INSTRUCTIONS FOR THE TASK — Only the lines from the one with "Generate a Python" to the one with "5, 2, 2, 2, 2]", both included, should be output, without any images.

DATASET EXCERPTS —

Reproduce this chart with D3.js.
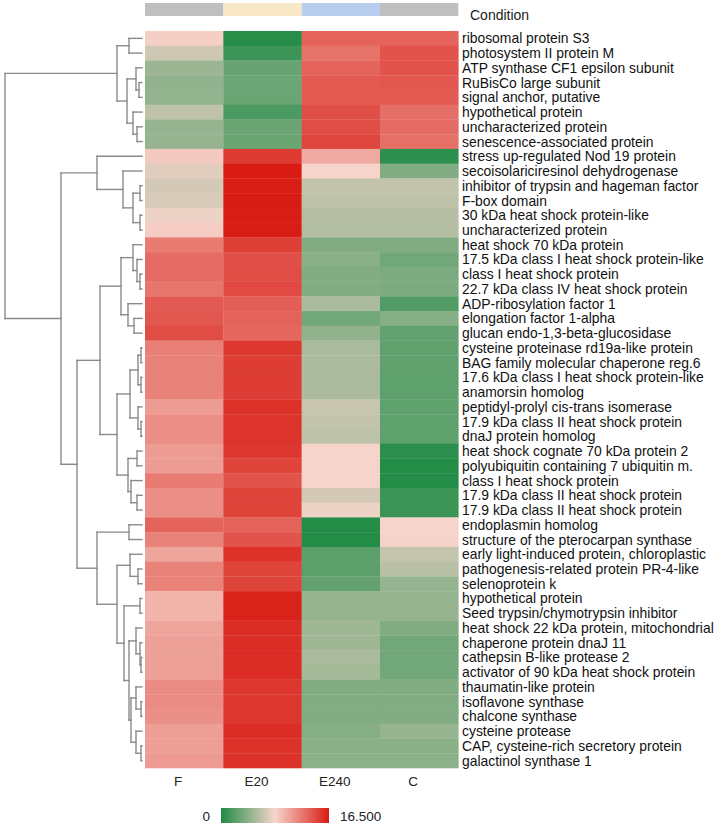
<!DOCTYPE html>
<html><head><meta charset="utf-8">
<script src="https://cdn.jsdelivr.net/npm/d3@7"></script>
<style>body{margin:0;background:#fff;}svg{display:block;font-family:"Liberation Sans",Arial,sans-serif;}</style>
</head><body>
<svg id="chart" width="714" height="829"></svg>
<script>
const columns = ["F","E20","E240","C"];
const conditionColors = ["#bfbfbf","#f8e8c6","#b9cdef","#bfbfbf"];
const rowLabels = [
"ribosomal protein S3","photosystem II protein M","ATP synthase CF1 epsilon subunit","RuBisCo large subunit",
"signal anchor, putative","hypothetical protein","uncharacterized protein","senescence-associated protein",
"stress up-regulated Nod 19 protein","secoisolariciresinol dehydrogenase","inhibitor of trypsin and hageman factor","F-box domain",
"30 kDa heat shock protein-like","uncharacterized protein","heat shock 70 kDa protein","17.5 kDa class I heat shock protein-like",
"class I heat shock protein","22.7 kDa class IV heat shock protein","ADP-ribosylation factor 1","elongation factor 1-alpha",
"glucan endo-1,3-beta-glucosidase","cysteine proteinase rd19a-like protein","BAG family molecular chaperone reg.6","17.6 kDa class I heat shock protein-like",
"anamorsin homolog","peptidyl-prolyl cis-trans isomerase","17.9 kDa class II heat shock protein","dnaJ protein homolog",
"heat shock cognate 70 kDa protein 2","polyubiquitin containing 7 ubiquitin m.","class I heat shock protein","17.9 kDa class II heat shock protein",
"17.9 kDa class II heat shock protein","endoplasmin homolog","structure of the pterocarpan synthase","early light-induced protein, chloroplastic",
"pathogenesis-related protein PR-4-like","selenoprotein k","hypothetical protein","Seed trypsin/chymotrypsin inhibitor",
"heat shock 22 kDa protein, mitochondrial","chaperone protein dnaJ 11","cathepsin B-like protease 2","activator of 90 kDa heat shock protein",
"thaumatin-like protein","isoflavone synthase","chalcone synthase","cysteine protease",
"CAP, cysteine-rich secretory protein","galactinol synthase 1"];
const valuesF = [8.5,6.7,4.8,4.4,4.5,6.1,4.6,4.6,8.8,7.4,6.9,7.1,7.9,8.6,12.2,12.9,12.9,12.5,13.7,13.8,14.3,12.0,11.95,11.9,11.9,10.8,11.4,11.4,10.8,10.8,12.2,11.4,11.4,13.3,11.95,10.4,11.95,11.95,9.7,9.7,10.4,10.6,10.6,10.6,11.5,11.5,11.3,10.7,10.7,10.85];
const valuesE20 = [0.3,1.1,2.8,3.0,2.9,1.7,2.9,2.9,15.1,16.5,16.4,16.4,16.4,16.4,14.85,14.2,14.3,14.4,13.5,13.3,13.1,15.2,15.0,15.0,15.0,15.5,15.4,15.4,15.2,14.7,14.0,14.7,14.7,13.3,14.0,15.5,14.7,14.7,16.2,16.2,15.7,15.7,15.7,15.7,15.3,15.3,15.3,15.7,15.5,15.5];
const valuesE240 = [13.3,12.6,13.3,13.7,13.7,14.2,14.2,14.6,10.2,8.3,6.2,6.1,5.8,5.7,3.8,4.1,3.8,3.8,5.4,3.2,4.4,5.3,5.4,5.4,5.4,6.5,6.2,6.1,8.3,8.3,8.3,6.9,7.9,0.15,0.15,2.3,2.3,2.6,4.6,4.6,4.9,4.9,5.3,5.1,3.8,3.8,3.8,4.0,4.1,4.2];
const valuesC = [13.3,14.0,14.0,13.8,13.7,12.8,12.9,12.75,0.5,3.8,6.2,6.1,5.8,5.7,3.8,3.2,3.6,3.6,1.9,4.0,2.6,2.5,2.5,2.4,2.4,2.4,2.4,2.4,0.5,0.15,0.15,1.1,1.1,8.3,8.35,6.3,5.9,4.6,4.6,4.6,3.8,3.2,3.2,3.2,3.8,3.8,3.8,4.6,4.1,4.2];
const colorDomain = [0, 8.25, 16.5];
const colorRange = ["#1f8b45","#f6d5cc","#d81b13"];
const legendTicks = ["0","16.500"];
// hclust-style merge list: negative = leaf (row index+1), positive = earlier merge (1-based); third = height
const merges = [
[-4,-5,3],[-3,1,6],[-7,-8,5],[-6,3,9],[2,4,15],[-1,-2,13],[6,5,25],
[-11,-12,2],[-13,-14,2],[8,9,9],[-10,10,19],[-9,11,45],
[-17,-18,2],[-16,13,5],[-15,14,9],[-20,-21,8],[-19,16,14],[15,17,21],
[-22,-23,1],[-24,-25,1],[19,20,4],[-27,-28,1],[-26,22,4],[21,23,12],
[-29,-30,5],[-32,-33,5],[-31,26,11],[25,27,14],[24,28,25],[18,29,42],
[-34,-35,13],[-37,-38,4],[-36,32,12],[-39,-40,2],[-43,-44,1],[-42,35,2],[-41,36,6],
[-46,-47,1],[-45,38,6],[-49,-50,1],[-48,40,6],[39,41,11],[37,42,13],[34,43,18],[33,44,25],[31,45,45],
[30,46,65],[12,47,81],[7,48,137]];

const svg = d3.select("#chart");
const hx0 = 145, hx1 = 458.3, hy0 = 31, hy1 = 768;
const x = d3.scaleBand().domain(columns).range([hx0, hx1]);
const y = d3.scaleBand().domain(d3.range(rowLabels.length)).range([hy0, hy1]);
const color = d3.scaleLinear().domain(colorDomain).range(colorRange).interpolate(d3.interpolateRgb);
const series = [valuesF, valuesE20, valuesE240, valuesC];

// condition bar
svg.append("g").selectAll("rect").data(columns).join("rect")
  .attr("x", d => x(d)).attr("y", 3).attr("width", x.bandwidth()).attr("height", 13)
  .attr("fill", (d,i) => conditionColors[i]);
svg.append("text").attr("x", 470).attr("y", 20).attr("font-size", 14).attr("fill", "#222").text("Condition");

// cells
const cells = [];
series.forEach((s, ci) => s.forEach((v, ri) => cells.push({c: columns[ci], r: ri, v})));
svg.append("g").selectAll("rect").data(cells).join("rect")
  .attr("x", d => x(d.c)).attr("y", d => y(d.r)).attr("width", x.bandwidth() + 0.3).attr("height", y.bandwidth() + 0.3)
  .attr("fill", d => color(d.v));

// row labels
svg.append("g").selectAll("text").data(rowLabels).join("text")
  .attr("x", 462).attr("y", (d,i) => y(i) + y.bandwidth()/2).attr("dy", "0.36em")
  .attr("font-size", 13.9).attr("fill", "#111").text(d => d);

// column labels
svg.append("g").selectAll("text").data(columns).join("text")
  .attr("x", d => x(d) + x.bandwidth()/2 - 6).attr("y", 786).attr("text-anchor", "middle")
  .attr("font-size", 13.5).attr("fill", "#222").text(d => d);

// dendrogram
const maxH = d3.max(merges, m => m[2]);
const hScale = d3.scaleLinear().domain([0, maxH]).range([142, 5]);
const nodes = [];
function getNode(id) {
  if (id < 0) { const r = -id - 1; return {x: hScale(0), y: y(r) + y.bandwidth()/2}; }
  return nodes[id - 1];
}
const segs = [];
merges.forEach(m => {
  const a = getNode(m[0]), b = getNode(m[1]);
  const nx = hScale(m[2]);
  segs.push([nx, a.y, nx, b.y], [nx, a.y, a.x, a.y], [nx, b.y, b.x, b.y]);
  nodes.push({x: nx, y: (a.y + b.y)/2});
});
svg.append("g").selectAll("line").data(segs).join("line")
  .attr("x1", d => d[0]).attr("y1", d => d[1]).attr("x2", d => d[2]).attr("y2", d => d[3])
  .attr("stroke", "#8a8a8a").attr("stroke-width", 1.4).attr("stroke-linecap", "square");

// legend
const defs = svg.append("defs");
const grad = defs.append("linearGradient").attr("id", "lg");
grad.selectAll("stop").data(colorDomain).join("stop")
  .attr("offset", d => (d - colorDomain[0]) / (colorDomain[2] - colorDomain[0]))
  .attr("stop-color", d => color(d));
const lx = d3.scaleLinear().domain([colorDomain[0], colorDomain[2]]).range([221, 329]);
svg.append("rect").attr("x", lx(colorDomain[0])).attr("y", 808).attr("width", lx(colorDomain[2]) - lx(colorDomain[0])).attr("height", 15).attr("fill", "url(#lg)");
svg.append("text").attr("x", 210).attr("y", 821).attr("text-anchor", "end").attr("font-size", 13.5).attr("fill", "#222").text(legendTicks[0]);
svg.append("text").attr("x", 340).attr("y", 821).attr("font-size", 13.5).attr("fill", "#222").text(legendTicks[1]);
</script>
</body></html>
---
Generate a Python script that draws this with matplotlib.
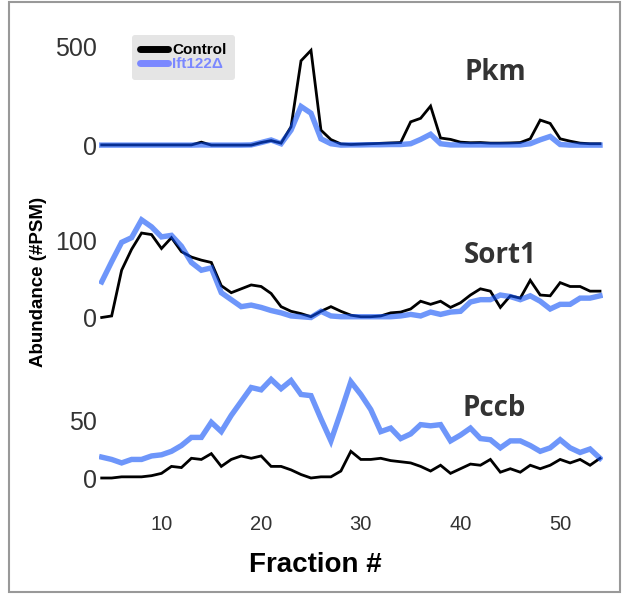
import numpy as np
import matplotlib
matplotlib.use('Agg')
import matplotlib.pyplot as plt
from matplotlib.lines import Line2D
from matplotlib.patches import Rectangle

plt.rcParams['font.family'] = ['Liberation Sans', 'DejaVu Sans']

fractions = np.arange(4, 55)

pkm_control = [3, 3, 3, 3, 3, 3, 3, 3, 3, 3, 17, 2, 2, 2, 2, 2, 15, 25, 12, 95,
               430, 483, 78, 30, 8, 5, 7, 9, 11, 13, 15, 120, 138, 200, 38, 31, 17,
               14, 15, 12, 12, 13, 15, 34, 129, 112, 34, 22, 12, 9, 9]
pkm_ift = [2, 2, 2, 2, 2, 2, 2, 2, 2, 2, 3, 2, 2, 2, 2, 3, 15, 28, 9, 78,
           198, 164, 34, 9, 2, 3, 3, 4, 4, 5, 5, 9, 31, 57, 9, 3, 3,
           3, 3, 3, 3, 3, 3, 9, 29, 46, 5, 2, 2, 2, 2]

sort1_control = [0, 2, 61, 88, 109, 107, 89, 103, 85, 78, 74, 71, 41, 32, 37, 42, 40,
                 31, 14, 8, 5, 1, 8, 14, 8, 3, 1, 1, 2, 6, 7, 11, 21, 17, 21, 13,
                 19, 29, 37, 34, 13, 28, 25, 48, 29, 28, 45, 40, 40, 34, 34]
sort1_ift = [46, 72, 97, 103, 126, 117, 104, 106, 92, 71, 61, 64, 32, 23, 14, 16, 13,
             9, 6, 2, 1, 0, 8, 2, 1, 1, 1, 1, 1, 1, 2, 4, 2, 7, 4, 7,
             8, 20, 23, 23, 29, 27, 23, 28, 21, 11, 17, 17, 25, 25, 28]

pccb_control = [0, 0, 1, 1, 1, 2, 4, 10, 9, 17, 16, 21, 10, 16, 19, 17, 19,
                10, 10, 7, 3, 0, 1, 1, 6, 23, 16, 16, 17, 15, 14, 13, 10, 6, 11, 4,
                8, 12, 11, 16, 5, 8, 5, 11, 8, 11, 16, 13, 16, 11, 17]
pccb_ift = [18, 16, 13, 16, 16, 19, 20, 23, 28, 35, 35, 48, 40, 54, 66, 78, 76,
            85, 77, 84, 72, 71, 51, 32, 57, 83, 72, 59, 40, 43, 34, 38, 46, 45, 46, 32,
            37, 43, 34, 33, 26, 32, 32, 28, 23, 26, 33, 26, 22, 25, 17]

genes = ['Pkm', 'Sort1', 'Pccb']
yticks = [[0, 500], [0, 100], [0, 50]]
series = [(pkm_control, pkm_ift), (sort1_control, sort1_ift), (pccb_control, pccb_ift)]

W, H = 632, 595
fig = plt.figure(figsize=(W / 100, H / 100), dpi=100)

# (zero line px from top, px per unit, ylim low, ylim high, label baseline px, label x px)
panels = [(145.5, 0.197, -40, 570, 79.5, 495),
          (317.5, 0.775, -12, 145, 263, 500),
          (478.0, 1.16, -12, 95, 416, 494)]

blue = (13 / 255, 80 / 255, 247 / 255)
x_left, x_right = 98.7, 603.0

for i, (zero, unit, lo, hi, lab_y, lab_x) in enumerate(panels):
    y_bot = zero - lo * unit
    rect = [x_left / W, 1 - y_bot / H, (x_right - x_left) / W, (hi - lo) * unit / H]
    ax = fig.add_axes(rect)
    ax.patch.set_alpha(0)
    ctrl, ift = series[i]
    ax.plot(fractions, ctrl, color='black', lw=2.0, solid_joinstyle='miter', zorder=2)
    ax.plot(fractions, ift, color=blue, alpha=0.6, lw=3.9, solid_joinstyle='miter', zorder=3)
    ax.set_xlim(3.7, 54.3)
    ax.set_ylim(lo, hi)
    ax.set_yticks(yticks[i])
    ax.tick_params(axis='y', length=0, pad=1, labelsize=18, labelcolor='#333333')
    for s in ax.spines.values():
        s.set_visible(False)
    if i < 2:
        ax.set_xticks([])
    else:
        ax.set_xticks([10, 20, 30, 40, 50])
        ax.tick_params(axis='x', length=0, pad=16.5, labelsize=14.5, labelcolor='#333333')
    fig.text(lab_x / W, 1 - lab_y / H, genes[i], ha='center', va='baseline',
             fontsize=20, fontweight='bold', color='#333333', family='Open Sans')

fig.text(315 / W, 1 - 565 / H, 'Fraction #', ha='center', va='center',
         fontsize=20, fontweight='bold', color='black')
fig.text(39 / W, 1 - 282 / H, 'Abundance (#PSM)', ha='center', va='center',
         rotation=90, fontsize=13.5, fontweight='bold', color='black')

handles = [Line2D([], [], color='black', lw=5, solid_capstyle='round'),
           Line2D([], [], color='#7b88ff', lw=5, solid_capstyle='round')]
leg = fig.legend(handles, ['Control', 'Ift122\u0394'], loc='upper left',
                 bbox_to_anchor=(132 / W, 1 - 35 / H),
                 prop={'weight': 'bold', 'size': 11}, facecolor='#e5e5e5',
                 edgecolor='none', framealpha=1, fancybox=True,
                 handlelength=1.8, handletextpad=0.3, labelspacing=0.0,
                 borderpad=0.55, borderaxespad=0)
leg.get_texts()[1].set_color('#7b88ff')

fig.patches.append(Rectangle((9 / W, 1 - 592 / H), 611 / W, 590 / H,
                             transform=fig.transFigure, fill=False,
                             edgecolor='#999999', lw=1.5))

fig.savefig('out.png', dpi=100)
--
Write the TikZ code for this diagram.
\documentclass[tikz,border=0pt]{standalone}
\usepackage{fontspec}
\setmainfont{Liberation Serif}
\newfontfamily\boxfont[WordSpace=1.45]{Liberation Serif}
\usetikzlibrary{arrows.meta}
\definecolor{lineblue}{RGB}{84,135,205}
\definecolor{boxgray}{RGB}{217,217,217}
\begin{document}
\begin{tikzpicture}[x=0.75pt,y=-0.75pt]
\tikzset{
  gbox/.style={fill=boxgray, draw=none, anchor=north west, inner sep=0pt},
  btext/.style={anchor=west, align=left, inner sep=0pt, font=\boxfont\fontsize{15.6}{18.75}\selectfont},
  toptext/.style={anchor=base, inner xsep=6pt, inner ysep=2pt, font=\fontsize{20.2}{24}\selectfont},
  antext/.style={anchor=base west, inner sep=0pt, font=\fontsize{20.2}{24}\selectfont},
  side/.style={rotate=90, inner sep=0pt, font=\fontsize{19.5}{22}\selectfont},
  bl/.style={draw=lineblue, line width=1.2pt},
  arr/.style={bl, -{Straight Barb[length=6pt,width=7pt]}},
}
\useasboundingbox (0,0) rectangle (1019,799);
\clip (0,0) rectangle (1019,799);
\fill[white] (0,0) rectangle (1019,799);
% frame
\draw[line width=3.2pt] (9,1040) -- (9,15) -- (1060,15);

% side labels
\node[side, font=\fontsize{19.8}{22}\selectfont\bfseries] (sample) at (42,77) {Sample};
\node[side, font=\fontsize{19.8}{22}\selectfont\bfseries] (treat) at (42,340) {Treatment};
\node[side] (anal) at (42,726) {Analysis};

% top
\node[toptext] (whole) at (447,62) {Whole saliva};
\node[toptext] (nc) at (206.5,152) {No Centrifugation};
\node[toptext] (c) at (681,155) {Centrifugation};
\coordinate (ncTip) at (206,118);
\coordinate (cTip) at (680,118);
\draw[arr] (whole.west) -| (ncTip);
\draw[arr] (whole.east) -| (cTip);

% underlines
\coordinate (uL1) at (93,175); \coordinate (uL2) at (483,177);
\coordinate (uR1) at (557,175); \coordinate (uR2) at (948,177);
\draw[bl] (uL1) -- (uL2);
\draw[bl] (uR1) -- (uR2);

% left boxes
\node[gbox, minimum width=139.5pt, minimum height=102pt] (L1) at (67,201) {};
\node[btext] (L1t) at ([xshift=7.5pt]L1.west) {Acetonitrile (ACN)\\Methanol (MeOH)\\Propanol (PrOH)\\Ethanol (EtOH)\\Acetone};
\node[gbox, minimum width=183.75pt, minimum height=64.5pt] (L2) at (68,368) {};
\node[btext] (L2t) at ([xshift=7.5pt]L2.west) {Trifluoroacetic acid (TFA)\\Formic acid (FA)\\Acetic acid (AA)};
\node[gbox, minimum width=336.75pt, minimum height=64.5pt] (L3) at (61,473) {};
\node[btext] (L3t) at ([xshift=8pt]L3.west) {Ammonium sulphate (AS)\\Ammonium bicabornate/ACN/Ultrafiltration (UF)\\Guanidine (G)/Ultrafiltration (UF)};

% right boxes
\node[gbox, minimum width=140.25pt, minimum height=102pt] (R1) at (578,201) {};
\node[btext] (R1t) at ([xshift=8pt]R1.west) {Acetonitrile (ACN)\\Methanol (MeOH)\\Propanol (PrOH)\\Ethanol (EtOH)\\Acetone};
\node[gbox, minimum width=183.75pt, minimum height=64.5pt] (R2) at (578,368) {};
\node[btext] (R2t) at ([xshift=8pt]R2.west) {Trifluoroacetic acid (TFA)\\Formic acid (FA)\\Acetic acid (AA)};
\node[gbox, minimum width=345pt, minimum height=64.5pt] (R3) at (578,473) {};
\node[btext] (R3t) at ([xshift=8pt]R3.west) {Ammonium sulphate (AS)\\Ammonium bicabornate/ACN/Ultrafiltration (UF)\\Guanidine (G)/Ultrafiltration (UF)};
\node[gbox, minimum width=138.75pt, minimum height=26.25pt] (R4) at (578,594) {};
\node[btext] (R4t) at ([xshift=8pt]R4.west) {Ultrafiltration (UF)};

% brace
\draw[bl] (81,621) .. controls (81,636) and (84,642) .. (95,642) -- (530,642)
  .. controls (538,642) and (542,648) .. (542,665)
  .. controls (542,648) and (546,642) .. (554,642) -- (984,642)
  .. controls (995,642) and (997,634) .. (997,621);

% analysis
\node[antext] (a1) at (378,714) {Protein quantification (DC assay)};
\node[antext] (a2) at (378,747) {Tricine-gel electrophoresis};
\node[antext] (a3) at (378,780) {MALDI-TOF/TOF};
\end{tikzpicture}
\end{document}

SOLUTION FOR THIS EXERCISE —
Generate a Python script that draws this with matplotlib.
import numpy as np
import matplotlib
matplotlib.use('Agg')
import matplotlib.pyplot as plt
from matplotlib.lines import Line2D
from matplotlib.patches import Rectangle

plt.rcParams['font.family'] = ['Liberation Sans', 'DejaVu Sans']

fractions = np.arange(4, 55)

pkm_control = [3, 3, 3, 3, 3, 3, 3, 3, 3, 3, 17, 2, 2, 2, 2, 2, 15, 25, 12, 95,
               430, 483, 78, 30, 8, 5, 7, 9, 11, 13, 15, 120, 138, 200, 38, 31, 17,
               14, 15, 12, 12, 13, 15, 34, 129, 112, 34, 22, 12, 9, 9]
pkm_ift = [2, 2, 2, 2, 2, 2, 2, 2, 2, 2, 3, 2, 2, 2, 2, 3, 15, 28, 9, 78,
           198, 164, 34, 9, 2, 3, 3, 4, 4, 5, 5, 9, 31, 57, 9, 3, 3,
           3, 3, 3, 3, 3, 3, 9, 29, 46, 5, 2, 2, 2, 2]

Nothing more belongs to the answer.